Look for the line containing "Clone this chart in Bokeh." and the line containing "p.grid.visible = False"; retype them and all lines between, exactly, and leave out the pictures.

***** Given data

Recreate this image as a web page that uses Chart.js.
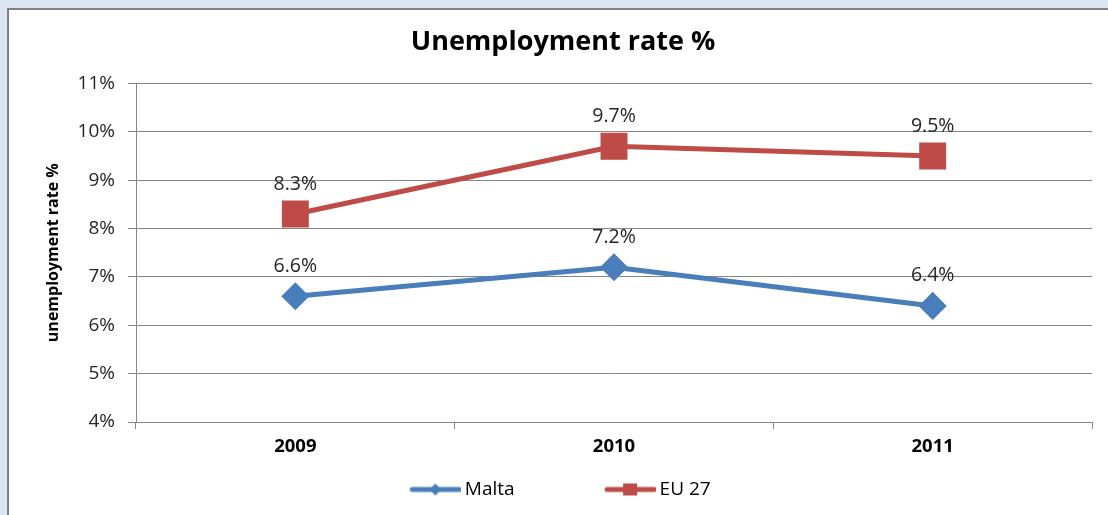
<!DOCTYPE html>
<html>
<head>
<meta charset="utf-8">
<script src="https://cdn.jsdelivr.net/npm/chart.js@4"></script>
<style>
  html, body { margin: 0; padding: 0; }
  body { width: 1108px; height: 515px; background: #dbe5f1; position: relative; overflow: hidden; }
  .frame { position: absolute; left: 7px; top: 8px; width: 1120px; height: 520px; background: #fff; border: 2px solid #808080; }
  #chart { position: absolute; left: 0; top: 0; }
</style>
</head>
<body>
<div class="frame"></div>
<canvas id="chart" width="1108" height="515"></canvas>
<script>
const years = ['2009', '2010', '2011'];
const maltaRates = [6.6, 7.2, 6.4];
const eu27Rates = [8.3, 9.7, 9.5];
const yTicks = [4, 5, 6, 7, 8, 9, 10, 11];

const FONT = "'Open Sans', 'Liberation Sans', sans-serif";
const BLUE = '#4a7ebb';
const RED = '#be4b48';

// small line+marker images for the legend
function legendIcon(color, marker) {
  const c = document.createElement('canvas');
  c.width = 52; c.height = 20;
  const ctx = c.getContext('2d');
  ctx.strokeStyle = color;
  ctx.fillStyle = color;
  ctx.lineWidth = 5;
  ctx.lineCap = 'round';
  ctx.beginPath();
  ctx.moveTo(3, 10);
  ctx.lineTo(50, 10);
  ctx.stroke();
  ctx.beginPath();
  if (marker === 'diamond') {
    ctx.moveTo(26, 4); ctx.lineTo(32, 10); ctx.lineTo(26, 16); ctx.lineTo(20, 10);
  } else {
    ctx.rect(19, 4, 14, 12);
  }
  ctx.fill();
  return c;
}

const valueLabels = {
  id: 'valueLabels',
  afterDatasetsDraw(chart) {
    const ctx = chart.ctx;
    ctx.save();
    ctx.font = '19.5px ' + FONT;
    ctx.fillStyle = '#262626';
    ctx.textAlign = 'center';
    ctx.textBaseline = 'middle';
    chart.data.datasets.forEach((ds, i) => {
      chart.getDatasetMeta(i).data.forEach((pt, j) => {
        ctx.fillText(ds.data[j].toFixed(1) + '%', pt.x, pt.y - 30);
      });
    });
    ctx.restore();
  }
};

new Chart(document.getElementById('chart'), {
  type: 'line',
  data: {
    labels: years,
    datasets: [
      {
        label: 'Malta',
        data: maltaRates,
        borderColor: BLUE,
        backgroundColor: BLUE,
        borderWidth: 5,
        pointStyle: 'rectRot',
        pointRadius: 10.5,
        pointHoverRadius: 10.5,
        tension: 0
      },
      {
        label: 'EU 27',
        data: eu27Rates,
        borderColor: RED,
        backgroundColor: RED,
        borderWidth: 5,
        pointStyle: 'rect',
        pointRadius: 15.5,
        pointHoverRadius: 15.5,
        tension: 0
      }
    ]
  },
  options: {
    responsive: false,
    animation: false,
    events: [],
    layout: { autoPadding: false, padding: { left: 34, right: 16, top: 0, bottom: 6 } },
    plugins: {
      title: {
        display: true,
        text: 'Unemployment rate %',
        color: '#000',
        font: { family: FONT, size: 27, weight: 'bold' },
        padding: { top: 26, bottom: 25 }
      },
      legend: {
        position: 'bottom',
        labels: {
          color: '#000',
          font: { family: FONT, size: 19 },
          usePointStyle: true,
          pointStyleWidth: 40,
          padding: 10,
          generateLabels: (chart) => [
            { text: 'Malta\u2003\u2003\u2003\u2003\u2002', pointStyle: legendIcon(BLUE, 'diamond'), fillStyle: BLUE, strokeStyle: BLUE, lineWidth: 0, datasetIndex: 0 },
            { text: 'EU 27', pointStyle: legendIcon(RED, 'square'), fillStyle: RED, strokeStyle: RED, lineWidth: 0, datasetIndex: 1 }
          ]
        }
      },
      tooltip: { enabled: false }
    },
    scales: {
      x: {
        offset: true,
        afterFit: (scale) => { scale.height = 48; },
        grid: { offset: true, drawOnChartArea: false, drawTicks: true, tickLength: 7, color: '#868686' },
        border: { color: '#868686' },
        ticks: { color: '#000', padding: 7, font: { family: FONT, size: 18.5, weight: 'bold' } }
      },
      y: {
        min: yTicks[0],
        max: yTicks[yTicks.length - 1],
        afterFit: (scale) => { scale.width = 102; },
        afterBuildTicks: (scale) => { scale.ticks = yTicks.map(v => ({ value: v })); },
        grid: { color: '#868686', tickLength: 8 },
        border: { color: '#868686' },
        ticks: {
          color: '#262626',
          padding: 13,
          font: { family: FONT, size: 19 },
          callback: (v) => v + '%'
        },
        title: {
          display: true,
          text: 'unemployment rate %',
          color: '#000',
          font: { family: FONT, size: 16, weight: 'bold' },
          padding: { top: 10, bottom: 0 }
        }
      }
    }
  },
  plugins: [valueLabels]
});
</script>
</body>
</html>
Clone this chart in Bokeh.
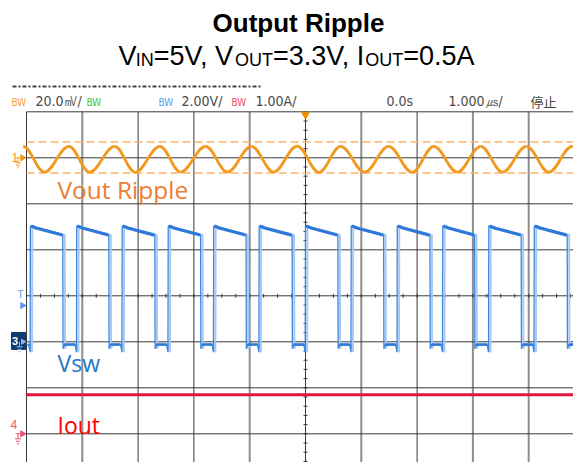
import numpy as np
from bokeh.plotting import figure
from bokeh.models import Range1d, Label
from bokeh.embed import file_html
from bokeh.resources import INLINE

# ---------------- values ----------------
# time in microseconds (1.000 us/div, trigger at t = 0)
# CH1 : Vout ripple, mV (20 mV/div, ground at +3 div) - crests and troughs
ripple_t = [-5.06, -4.68, -4.24, -3.87, -3.42, -3.05, -2.61, -2.24, -1.79, -1.40,
            -0.97, -0.57, -0.15, 0.24, 0.63, 1.06, 1.49, 1.91, 2.30, 2.72,
            3.14, 3.53, 3.96, 4.36, 4.78, 5.19]
ripple_mv = [5.0, -6.2, 5.0, -6.2, 5.0, -6.3, 5.0, -6.2, 5.0, -6.2,
             5.0, -6.2, 5.1, -6.3, 5.0, -6.2, 5.0, -6.3, 5.0, -6.2,
             5.0, -6.2, 5.0, -6.2, 5.0, -6.2]
cursor_mv = [6.9, -6.6]

# CH3 : switch node Vsw, V (2 V/div, ground at -1 div)
sw_rise_t = [-4.93, -4.10, -3.285, -2.46, -1.645, -0.83, 0.0, 0.82, 1.645, 2.46, 3.285, 4.10, 4.915]
sw_fall_t = [-4.35, -3.525, -2.70, -1.88, -1.065, -0.24, 0.58, 1.40, 2.23, 3.03, 3.865, 4.69]
sw_high_start = 5.04
sw_high_knee = 4.95
sw_high_end = 4.64
sw_low = -0.12
sw_rise_dip = -0.45
sw_fall_dip = -0.30

# CH4 : Iout, A (1 A/div, ground at -3 div)
iout_t = [-5.0, 5.0]
iout_a = [0.85, 0.85]

# ---------------- geometry (reference pixels) ----------------
X0, PX = 305.0, 55.8     # x of t = 0, pixels per division
Y0, PY = 295.3, 46.0     # y of centre line, pixels per division
W, H = 573, 462
x_start = (0 - X0) / PX
x_end = x_start + W / PX
y_end = (Y0 - 0) / PY
y_start = y_end - H / PY


def dx(px):
    return (px - X0) / PX


def dy(py):
    return (Y0 - py) / PY


p = figure(width=W, height=H, output_backend="svg", toolbar_location=None,
           x_range=Range1d(x_start, x_end), y_range=Range1d(y_start, y_end),
           x_axis_location=None, y_axis_location=None, min_border=0,
           outline_line_color=None, background_fill_color="white")
p.grid.visible = False

# channel scales
p.extra_y_ranges = {
    "ch1": Range1d((y_start - 3) * 20.0, (y_end - 3) * 20.0),
    "ch3": Range1d((y_start + 1) * 2.0, (y_end + 1) * 2.0),
    "ch4": Range1d((y_start + 3) * 1.0, (y_end + 3) * 1.0),
}

# ---------------- graticule ----------------
GRID = "#3a3a3a"
vx_dark = [-5, -3, -2, 0, 2, 5]
vx_gray = [-4, -1, 1, 3, 4]
p.segment(x0=vx_gray, y0=[-4] * len(vx_gray), x1=vx_gray, y1=[4] * len(vx_gray),
          line_color="#8e8e8e", line_width=2)
p.segment(x0=vx_dark, y0=[-4] * len(vx_dark), x1=vx_dark, y1=[4] * len(vx_dark),
          line_color=GRID, line_width=1)
hy = list(range(-4, 5))
p.segment(x0=[-5] * len(hy), y0=hy, x1=[5] * len(hy), y1=hy, line_color=GRID, line_width=1)
# small ticks on centre lines
tx = np.arange(-5, 5.001, 0.25)
p.segment(x0=tx, y0=-2 / PY, x1=tx, y1=2 / PY, line_color=GRID, line_width=1)
ty = np.arange(-4, 4.001, 0.2)
p.segment(x0=-2 / PX, y0=ty, x1=2 / PX, y1=ty, line_color=GRID, line_width=1)

# ---------------- CH1 ripple ----------------
ORANGE = "#f39a1e"
p.segment(x0=[-5, -5], y0=cursor_mv, x1=[5, 5], y1=cursor_mv, line_color="#f9b469",
          line_width=1.5, line_dash="8 4", y_range_name="ch1")
t = np.array(ripple_t)
v = np.array(ripple_mv)
x0, x1, y0, y1 = t[:-1], t[1:], v[:-1], v[1:]
a = 0.363 * (x1 - x0)
p.bezier(x0=x0, y0=y0, x1=x1, y1=y1, cx0=x0 + a, cy0=y0, cx1=x1 - a, cy1=y1,
         line_color=ORANGE, line_width=2.8, y_range_name="ch1")

# ---------------- CH3 Vsw ----------------
xs, ys = [-5.0], [sw_low]
px_hi, py_hi, px_lo, py_lo = [], [], [], []
prev_f = -5.0
for i, r in enumerate(sw_rise_t):
    px_lo.append([prev_f + 0.03, r - 0.03])
    py_lo.append([sw_low, sw_low])
    xs += [r - 0.03, r - 0.005, r, r + 0.1]
    ys += [sw_low, sw_rise_dip, sw_high_start, sw_high_knee]
    if i < len(sw_fall_t):
        f = sw_fall_t[i]
        xs += [f, f + 0.005, f + 0.03]
        ys += [sw_high_end, sw_fall_dip, sw_low]
        px_hi.append([r + 0.01, r + 0.1, f - 0.01])
        py_hi.append([sw_high_start, sw_high_knee, sw_high_end])
        prev_f = f
    else:
        px_hi.append([r + 0.01, r + 0.1])
        py_hi.append([sw_high_start, sw_high_knee])
xs_g = [x + 0.035 for x in xs]
p.line(xs_g, ys, line_color="#a9c8f2", line_width=2.0, y_range_name="ch3")
p.line(xs, ys, line_color="#3a86e0", line_width=1.3, y_range_name="ch3")
p.multi_line(px_hi, py_hi, line_color="#2e78d8", line_width=3.2, y_range_name="ch3")
p.multi_line(px_lo, py_lo, line_color="#2e78d8", line_width=2.6, y_range_name="ch3")

# ---------------- CH4 Iout ----------------
p.line(iout_t, iout_a, line_color="#e5143c", line_width=3, y_range_name="ch4")

# ---------------- markers ----------------
def ground(px, py, color):
    p.segment(x0=[dx(px), dx(px - 3), dx(px - 2), dx(px - 1)],
              y0=[dy(py), dy(py + 5), dy(py + 7.5), dy(py + 10)],
              x1=[dx(px), dx(px + 3), dx(px + 2), dx(px + 1)],
              y1=[dy(py + 5), dy(py + 5), dy(py + 7.5), dy(py + 10)],
              line_color=color, line_width=1)


def arrow(px, py, color, size=6):
    p.scatter([dx(px)], [dy(py)], marker="triangle", size=size, angle=-np.pi / 2,
              fill_color=color, line_color=color)


def lbl(text, px, base, size, color, font="Liberation Sans", style="normal", align="left"):
    # base = wanted baseline (reference pixels); renderer places text ~0.43 em lower
    p.add_layout(Label(x=dx(px), y=dy(base - 0.43 * size), text=text, text_font=font,
                       text_font_size=f"{size}px", text_color=color, text_font_style=style,
                       text_align=align, text_baseline="alphabetic"))


# CH1 marker
lbl("1", 11, 162, 12, ORANGE)
p.segment(x0=[dx(15)], y0=[dy(Y0 - 3 * PY)], x1=[dx(20)], y1=[dy(Y0 - 3 * PY)], line_color=ORANGE)
arrow(22, Y0 - 3 * PY, ORANGE)
ground(17.5, Y0 - 3 * PY, ORANGE)

# trigger level marker
lbl("T", 17, 298, 10, "#5b9be8")
arrow(22, 305, "#5b9be8")

# CH3 marker (boxed)
p.quad(left=[dx(11)], right=[dx(25)], top=[dy(332)], bottom=[dy(349)],
       fill_color="#0d3c70", line_color="#0d3c70")
lbl("3", 11.5, 345, 11, "white", style="bold")
arrow(22.5, Y0 + PY, "#8fb8ec", size=5)
ground(19, Y0 + PY, "#8fb8ec")

# CH4 marker
lbl("4", 10, 429, 12, "#f0506e")
p.segment(x0=[dx(15)], y0=[dy(Y0 + 3 * PY)], x1=[dx(20)], y1=[dy(Y0 + 3 * PY)], line_color="#f0506e")
arrow(22, Y0 + 3 * PY, "#f0506e")
ground(17.5, Y0 + 3 * PY, "#f0506e")

# trigger position marker at top
p.scatter([0], [dy(114)], marker="inverted_triangle", size=8, fill_color="#f08c00", line_color="#f08c00")

# ---------------- header (scope status bar) ----------------
p.segment(x0=[dx(12)], y0=[dy(86)], x1=[dx(262)], y1=[dy(86)], line_color="#444444",
          line_width=2, line_dash="4 2 2 2")
NARROW = "Liberation Sans Narrow, DejaVu Sans Condensed, Liberation Sans, sans-serif"
GR = "#4a4a4a"
lbl("BW", 11, 106, 10, "#f5a04a", NARROW)
lbl("20.0\u33b7/", 35, 107, 14, GR, NARROW)
lbl("BW", 86, 106, 10, "#3cc43c", NARROW)
lbl("BW", 158, 106, 10, "#5b9be8", NARROW)
lbl("2.00V/", 181, 107, 14, GR, NARROW)
lbl("BW", 231, 106, 10, "#f0506e", NARROW)
lbl("1.00A/", 255, 107, 14, GR, NARROW)
lbl("0.0s", 386, 107, 14, GR, NARROW)
lbl("1.000\u33b2/", 448, 107, 14, GR, NARROW)
lbl("停止", 530, 107, 13, "#444444", "Noto Sans CJK SC")

# ---------------- titles ----------------
lbl("Output Ripple", 298, 34, 26, "black", style="bold", align="center")
pieces = [("V", 27, 0.640), ("IN", 18, 1.000), ("=5V, V", 27, 3.010), ("OUT", 18, 2.111),
          ("=3.3V, I", 27, 3.420), ("OUT", 18, 2.111), ("=0.5A", 27, 2.641)]
total = sum(s * w for _, s, w in pieces)
cx = 296 - total / 2
for txt, s, w in pieces:
    lbl(txt, cx, 67, s, "black")
    cx += s * w

# ---------------- channel names ----------------
lbl("Vout Ripple", 57, 200, 24.5, "#ed7d31", "Open Sans")
lbl("Vsw", 57, 372, 23, "#1f77c8", "Open Sans")
lbl("Iout", 57, 434, 23, "#ff0000", "Open Sans")

open("out.html", "w").write(file_html(p, INLINE))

**********

● **Solution to the problem**
Clone this chart in Bokeh.
import numpy as np
from bokeh.plotting import figure
from bokeh.models import Range1d, Label
from bokeh.embed import file_html
from bokeh.resources import INLINE

# ---------------- values ----------------
# time in microseconds (1.000 us/div, trigger at t = 0)
# CH1 : Vout ripple, mV (20 mV/div, ground at +3 div) - crests and troughs
ripple_t = [-5.06, -4.68, -4.24, -3.87, -3.42, -3.05, -2.61, -2.24, -1.79, -1.40,
            -0.97, -0.57, -0.15, 0.24, 0.63, 1.06, 1.49, 1.91, 2.30, 2.72,
            3.14, 3.53, 3.96, 4.36, 4.78, 5.19]
ripple_mv = [5.0, -6.2, 5.0, -6.2, 5.0, -6.3, 5.0, -6.2, 5.0, -6.2,
             5.0, -6.2, 5.1, -6.3, 5.0, -6.2, 5.0, -6.3, 5.0, -6.2,
             5.0, -6.2, 5.0, -6.2, 5.0, -6.2]
cursor_mv = [6.9, -6.6]

# CH3 : switch node Vsw, V (2 V/div, ground at -1 div)
sw_rise_t = [-4.93, -4.10, -3.285, -2.46, -1.645, -0.83, 0.0, 0.82, 1.645, 2.46, 3.285, 4.10, 4.915]
sw_fall_t = [-4.35, -3.525, -2.70, -1.88, -1.065, -0.24, 0.58, 1.40, 2.23, 3.03, 3.865, 4.69]
sw_high_start = 5.04
sw_high_knee = 4.95
sw_high_end = 4.64
sw_low = -0.12
sw_rise_dip = -0.45
sw_fall_dip = -0.30

# CH4 : Iout, A (1 A/div, ground at -3 div)
iout_t = [-5.0, 5.0]
iout_a = [0.85, 0.85]

# ---------------- geometry (reference pixels) ----------------
X0, PX = 305.0, 55.8     # x of t = 0, pixels per division
Y0, PY = 295.3, 46.0     # y of centre line, pixels per division
W, H = 573, 462
x_start = (0 - X0) / PX
x_end = x_start + W / PX
y_end = (Y0 - 0) / PY
y_start = y_end - H / PY


def dx(px):
    return (px - X0) / PX


def dy(py):
    return (Y0 - py) / PY


p = figure(width=W, height=H, output_backend="svg", toolbar_location=None,
           x_range=Range1d(x_start, x_end), y_range=Range1d(y_start, y_end),
           x_axis_location=None, y_axis_location=None, min_border=0,
           outline_line_color=None, background_fill_color="white")
p.grid.visible = False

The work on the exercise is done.